Task data start

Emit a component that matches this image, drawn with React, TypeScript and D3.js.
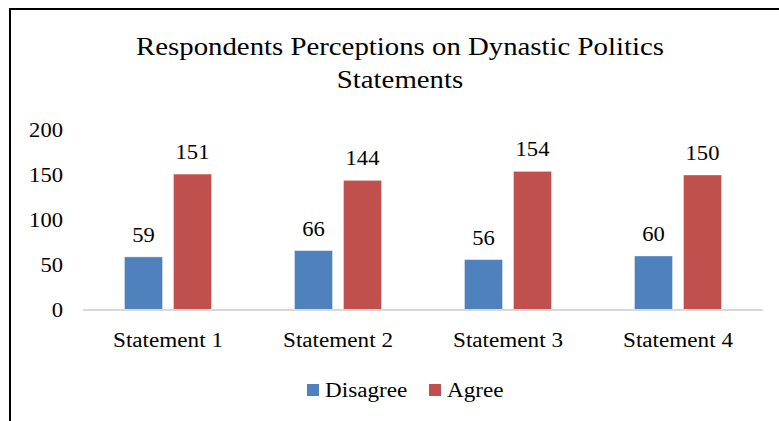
import { useEffect, useRef } from "react"
import * as d3 from "d3"

const categories = ["Statement 1", "Statement 2", "Statement 3", "Statement 4"]
const seriesNames = ["Disagree", "Agree"]
const disagree = [59, 66, 56, 60]
const agree = [151, 144, 154, 150]
const yTicks = [0, 50, 100, 150, 200]
const titleLines = ["Respondents Perceptions on Dynastic Politics", "Statements"]

const colors = ["#4F81BD", "#C0504D"]
const FONT = "Liberation Serif, DejaVu Serif, Times New Roman, serif"
const SX = 1.13 // the reference text is slightly stretched horizontally

export default function App() {
  const svgRef = useRef<SVGSVGElement>(null)

  useEffect(() => {
    if (!svgRef.current) return
    const width = 779
    const height = 421
    const svg = d3.select(svgRef.current)
    svg.selectAll("*").remove()
    svg.attr("width", width).attr("height", height)

    const values = [disagree, agree]

    // outer frame
    svg
      .append("rect")
      .attr("x", 10)
      .attr("y", 9)
      .attr("width", 800)
      .attr("height", 500)
      .attr("fill", "#fff")
      .attr("stroke", "#000")
      .attr("stroke-width", 2)

    const text = (x: number, y: number, s: string, size: number, anchor: string) =>
      svg
        .append("text")
        .attr("transform", `translate(${x},${y}) scale(${SX},1)`)
        .attr("text-anchor", anchor)
        .attr("font-family", FONT)
        .attr("font-size", size)
        .attr("fill", "#000")
        .text(s)

    // title
    titleLines.forEach((t, i) => text(400, 55 + i * 33, t, 25.5, "middle"))

    const x = d3.scaleBand().domain(categories).range([83, 763]).padding(0)
    const xs = d3
      .scaleBand()
      .domain(seriesNames)
      .range([0, x.bandwidth()])
      .paddingInner(0.2245)
      .paddingOuter(0.847)
    const y = d3.scaleLinear().domain([0, 200]).range([310, 130])

    // y tick labels
    yTicks.forEach((t) => text(63, y(t) + 7, String(t), 20, "end"))

    // bars and value labels
    seriesNames.forEach((name, si) => {
      categories.forEach((c, ci) => {
        const v = values[si][ci]
        const bx = (x(c) || 0) + (xs(name) || 0)
        svg
          .append("rect")
          .attr("x", bx)
          .attr("y", y(v))
          .attr("width", xs.bandwidth())
          .attr("height", y(0) - y(v))
          .attr("fill", colors[si])
          .attr("stroke", "rgba(255,255,255,0.35)")
          .attr("stroke-width", 1)
        text(bx + xs.bandwidth() / 2, y(v) - 15, String(v), 20, "middle")
      })
    })

    // baseline
    svg
      .append("line")
      .attr("x1", 83)
      .attr("x2", 763)
      .attr("y1", y(0))
      .attr("y2", y(0))
      .attr("stroke", "#D9D9D9")
      .attr("stroke-width", 2)

    // category labels
    categories.forEach((c) => text((x(c) || 0) + x.bandwidth() / 2, 347, c, 20.5, "middle"))

    // legend
    const legendX = [307, 429]
    seriesNames.forEach((name, i) => {
      svg
        .append("rect")
        .attr("x", legendX[i])
        .attr("y", 384)
        .attr("width", 12)
        .attr("height", 12)
        .attr("fill", colors[i])
      text(legendX[i] + 18, 397, name, 20.5, "start")
    })
  }, [])

  return (
    <>
      <style>{`body{margin:0}`}</style>
      <svg ref={svgRef} style={{ display: "block" }}></svg>
    </>
  )
}
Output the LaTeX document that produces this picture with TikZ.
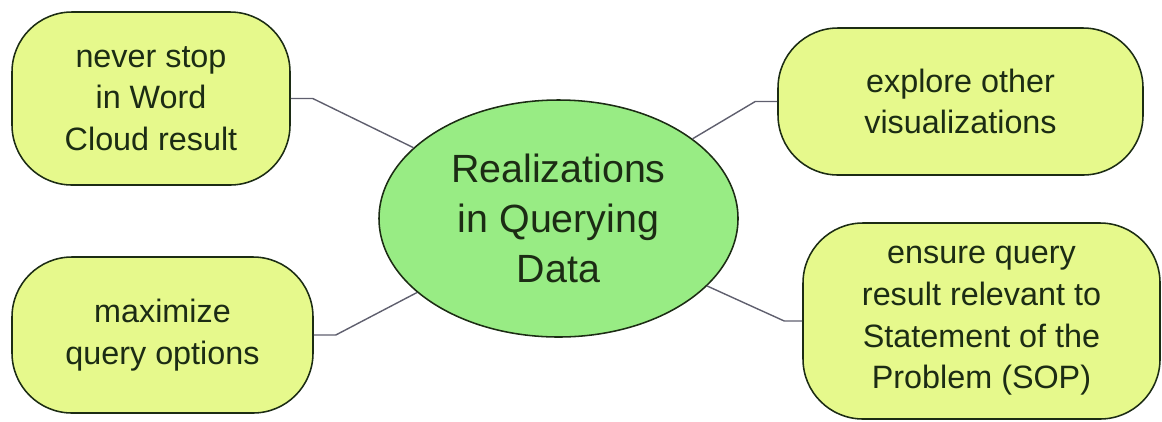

Task data end

Reproduce the records above from their first line to the line bearing "import * as", both ends included, leaving every picture out.

Emit a component that matches this image, drawn with React, TypeScript and D3.js.
import { useEffect, useRef } from "react"
import * as d3 from "d3"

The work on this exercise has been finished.